Various Artists - Slack Capital
- by Steve Ricciutti Release Date:2016-05-21 Label:

Slack Capital, a 20-song compilation of the punk music scene in Austin, is a Texas-sized grab-bag of songs. The music is broadly punk, much of it the DIY style that made punk so appealing back in the 70s. If you look at it like a box of chocolates (I fucking hate that movie, btw), consider that I dislike coconut and like caramels.
The sweet caramels: Annabelle Chairlegs 'Cementville', a surf-psychedlic-pop nugget featuring squealing vocals from Yesdnil Nikam. There’s something I dig in Pollen Px’s 'Sand Down the Well', a song apparently about environmental issues, delivered in a lo-fi jangle. 'Kevin McCallister' from Basketball Shorts, a Weezer-esque rocker that pays homage to the Macauley Caulkin character in the “Home Alone” movies. David Israel’s “Coldwar Superchild” is a song with cheesy yet earnest lyrics (hilariously rhyming CIA, NSA, 401-K, USA, Tanqueray, and Guantanamo Bay), over an alt-country backing. “I Don’t Want to Die on I-35” by Dumb is a noisy overload of distorted punk glory; just smart enough to sound sincere yet avoid sounding purely, well, dumb. Milezo’s “C’mon Let’s Get Tribal” is a reverb overload of garage jangle-pop and “Above All” by Critical Dad has a retro early ‘80s L.A. punk vibe. That L.A. sound is also evident on “Lie” by Qué Pasa, reminding me of X’s “My Goodness,” with a rockabilly twang guitar over a slow blues bass with a breathless vocal.
The coconut: “Canibalou” from Party Plants tries too hard to be novel but ends up sounding silly, while “Apollo 11” from Popper Burns is a song that demonstrates that the punk approach isn’t infallible.
Lastly, the mystery chocolates: The band with the most awesome name is Sailor Poon, a band that may have invented their own genre of music called “poonrawk,” a raunchy cacophony of sounds and shrills that sound like The Slits pushed through a B-52s strainer.

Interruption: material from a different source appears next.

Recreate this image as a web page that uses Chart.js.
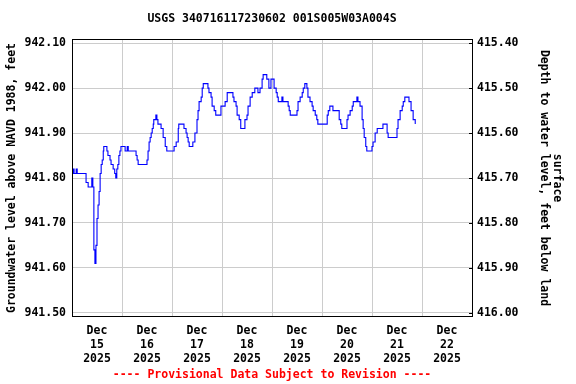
<!DOCTYPE html>
<html>
<head>
<meta charset="utf-8">
<script src="https://cdn.jsdelivr.net/npm/chart.js@4"></script>
<style>
	html, body { margin: 0; padding: 0; background: #fff; }
	#wrap { width: 576px; height: 384px; }
</style>
</head>
<body>
<div id="wrap"><canvas id="chart1" width="576" height="384"></canvas></div>
<script>
// hours since Dec 15 2025 00:00, water level (ft above NAVD 1988)
const hours = [
	0, 0.5, 1, 2, 2.5, 6.25, 6.75, 7.75, 9, 9.5, 10, 10.5, 11, 11.5, 12, 12.5, 13, 13.5, 14, 14.5,
	15, 15.25, 16.25, 16.75, 17.25, 18.25, 18.75, 19.75, 20.5, 21, 21.5, 22, 22.5, 23, 23.5, 25,
	25.5, 26, 26.5, 27, 30.25, 30.75, 31.25, 31.75, 35.5, 36, 36.5, 37, 37.5, 38, 38.5, 39, 39.25,
	39.75, 40.25, 40.75, 41.25, 42.75, 43.75, 44.75, 45.5, 48.5, 49, 50, 51, 51.25, 53.25, 53.75,
	54.75, 55.25, 55.75, 56.25, 57.5, 58, 59, 60, 60.5, 61, 62, 62.5, 63, 64.75, 65.25, 65.75,
	66.75, 67.25, 68.25, 69, 71, 71.5, 72.5, 73.5, 74.5, 76.25, 77.25, 77.75, 78.75, 79.25, 80.25,
	81, 82.5, 83, 84, 84.5, 85.5, 86.5, 87, 87.75, 88.75, 89.25, 90.25, 91.25, 91.75, 93, 93.5,
	94.5, 95.5, 96.5, 97, 98, 98.5, 99, 100.25, 100.75, 101.25, 103.25, 103.75, 104.25, 104.75,
	107, 108, 108.5, 109.5, 110.5, 111, 111.75, 112.25, 112.75, 113.25, 114.25, 115.25, 115.75,
	116.75, 117.5, 118, 121.5, 122.5, 123, 123.75, 124.75, 125.25, 127.75, 128.25, 129, 129.5,
	131, 132, 132.5, 133.5, 134.5, 135, 136.25, 136.75, 137.25, 138.25, 139.25, 139.75, 140.25,
	141, 141.5, 143, 144, 144.5, 145.5, 146.5, 148.75, 149.25, 150.25, 151.25, 151.75, 155, 156,
	156.5, 157.5, 158.5, 159, 159.75, 161.25, 161.75, 162.75, 163.75, 164.75
];
const levels = [
	941.81, 941.82, 941.81, 941.82, 941.81, 941.81, 941.79, 941.78, 941.78, 941.80, 941.78, 941.64, 941.61, 941.65, 941.71, 941.74, 941.77, 941.81, 941.83, 941.84,
	941.86, 941.87, 941.87, 941.86, 941.85, 941.84, 941.83, 941.82, 941.81, 941.80, 941.82, 941.83, 941.85, 941.86, 941.87, 941.87,
	941.86, 941.86, 941.87, 941.86, 941.86, 941.85, 941.84, 941.83, 941.83, 941.84, 941.86, 941.88, 941.89, 941.90, 941.91, 941.92, 941.93,
	941.93, 941.94, 941.93, 941.92, 941.91, 941.89, 941.87, 941.86, 941.86, 941.87, 941.88, 941.91, 941.92, 941.92, 941.91,
	941.90, 941.89, 941.88, 941.87, 941.87, 941.88, 941.90, 941.93, 941.95, 941.97, 941.98, 942.00, 942.01, 942.01, 942.00, 941.99,
	941.98, 941.96, 941.95, 941.94, 941.94, 941.96, 941.96, 941.97, 941.99, 941.99, 941.98, 941.97, 941.96, 941.94, 941.93,
	941.91, 941.91, 941.93, 941.94, 941.96, 941.98, 941.99, 941.99, 942.00, 942.00, 941.99, 942.00, 942.02, 942.03, 942.03, 942.02,
	942.00, 942.02, 942.02, 942.00, 941.99, 941.98, 941.97, 941.97, 941.98, 941.97, 941.97, 941.96, 941.95, 941.94,
	941.94, 941.95, 941.97, 941.98, 941.99, 942.00, 942.01, 942.01, 942.00, 941.98, 941.97, 941.96, 941.95,
	941.94, 941.93, 941.92, 941.92, 941.94, 941.95, 941.96, 941.96, 941.95, 941.95, 941.93, 941.92, 941.91,
	941.91, 941.93, 941.94, 941.95, 941.96, 941.97, 941.97, 941.98, 941.97, 941.96, 941.93, 941.91, 941.89,
	941.87, 941.86, 941.86, 941.87, 941.88, 941.90, 941.91, 941.91, 941.92, 941.92, 941.90, 941.89, 941.89, 941.91,
	941.93, 941.95, 941.96, 941.97, 941.98, 941.98, 941.97, 941.95, 941.93, 941.92
];
const dayLabels = [
	["Dec", "15", "2025"], ["Dec", "16", "2025"], ["Dec", "17", "2025"], ["Dec", "18", "2025"],
	["Dec", "19", "2025"], ["Dec", "20", "2025"], ["Dec", "21", "2025"], ["Dec", "22", "2025"]
];
const levelTicks = [941.5, 941.6, 941.7, 941.8, 941.9, 942.0, 942.1];
const depthTicks = [415.4, 415.5, 415.6, 415.7, 415.8, 415.9, 416.0];

const font = { family: "DejaVu Sans Mono", weight: "bold", size: 11.5, lineHeight: 1.22 };

// frame, small inner ticks on the right axis, title, footer and axis titles
const texts = {
	id: "texts",
	afterDraw(chart) {
		const ctx = chart.ctx;
		const a = chart.chartArea;
		const cx = (a.left + a.right) / 2;
		const cy = (a.top + a.bottom) / 2;
		ctx.save();
		ctx.strokeStyle = "#000";
		ctx.lineWidth = 1;
		ctx.strokeRect(a.left + 0.5, a.top - 0.5, a.right - a.left, a.bottom - a.top + 1);
		const y1 = chart.scales.y1;
		ctx.beginPath();
		depthTicks.forEach((v) => {
			const py = Math.round(y1.getPixelForValue(v)) + 0.5;
			ctx.moveTo(a.right - 3, py);
			ctx.lineTo(a.right, py);
		});
		ctx.stroke();
		ctx.font = "bold 11.5px 'DejaVu Sans Mono'";
		ctx.textAlign = "center";
		ctx.textBaseline = "middle";
		ctx.fillStyle = "#000";
		ctx.fillText("USGS 340716117230602 001S005W03A004S", cx, 19);
		ctx.fillStyle = "#ff0000";
		ctx.fillText("---- Provisional Data Subject to Revision ----", cx, 375);
		ctx.fillStyle = "#000";
		ctx.save();
		ctx.translate(12, cy);
		ctx.rotate(-Math.PI / 2);
		ctx.fillText("Groundwater level above NAVD 1988, feet", 0, 0);
		ctx.restore();
		ctx.save();
		ctx.translate(544, cy);
		ctx.rotate(Math.PI / 2);
		ctx.fillText("Depth to water level, feet below land", 0, 0);
		ctx.restore();
		ctx.save();
		ctx.translate(557, cy);
		ctx.rotate(Math.PI / 2);
		ctx.fillText("surface", 0, 0);
		ctx.restore();
		ctx.restore();
	},
};

new Chart(document.getElementById("chart1"), {
	type: "line",
	data: {
		datasets: [
			{
				data: hours.map((h, i) => ({ x: h, y: levels[i] })),
				borderColor: "#0000ff",
				borderWidth: 1.1,
				pointRadius: 0,
				stepped: "before",
				fill: false,
			},
		],
	},
	options: {
		responsive: false,
		animation: false,
		layout: { padding: { top: 40, left: 0, right: 0, bottom: 0 } },
		plugins: {
			legend: { display: false },
			title: { display: false },
			tooltip: { enabled: false },
		},
		scales: {
			x: {
				type: "linear",
				min: 0,
				max: 192,
				afterBuildTicks: (s) => {
					s.ticks = [];
					for (let v = 0; v <= 192; v += 12) s.ticks.push({ value: v });
				},
				afterFit: (s) => { s.height = 68; },
				border: { display: false },
				grid: {
					drawTicks: false,
					color: (c) => (c.tick && c.tick.value % 24 === 0 ? "#cccccc" : "rgba(0,0,0,0)"),
				},
				ticks: {
					autoSkip: false,
					maxRotation: 0,
					padding: 8,
					color: "#000",
					font: font,
					callback: (v) => (v % 24 === 12 ? dayLabels[(v - 12) / 24] : ""),
				},
			},
			y: {
				position: "left",
				min: 941.4929,
				max: 942.1071,
				afterBuildTicks: (s) => { s.ticks = levelTicks.map((v) => ({ value: v })); },
				afterFit: (s) => { s.width = 72; },
				border: { display: false },
				grid: { drawTicks: false, color: "#cccccc" },
				ticks: { padding: 6, color: "#000", font: font, callback: (v) => v.toFixed(2) },
			},
			y1: {
				position: "right",
				reverse: true,
				min: 415.3929,
				max: 416.0071,
				afterBuildTicks: (s) => { s.ticks = depthTicks.map((v) => ({ value: v })); },
				afterFit: (s) => { s.width = 104; },
				border: { display: false },
				grid: { display: false, drawTicks: false },
				ticks: { padding: 5, color: "#000", font: font, callback: (v) => v.toFixed(2) },
			},
		},
	},
	plugins: [texts],
});
</script>
</body>
</html>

Their song “Leather Daddy (king kahn mix)” is a raw but oddly amusing psychotic experience. Any song with the lyrics “Eat me out, buy me shoes, make me cum, and then please leave” is one you gotta hear at least once. Also, the very odd “I Know You” by Cross Record comes close to not even qualifying as a song, but rather a miscellany of studio sounds that have no rhyme or reason.
There is a lot to like on this sampler and I’d certainly like to hear more from the majority of the artists herein. I’m willing to wager a few of these acts will make it far beyond Austin.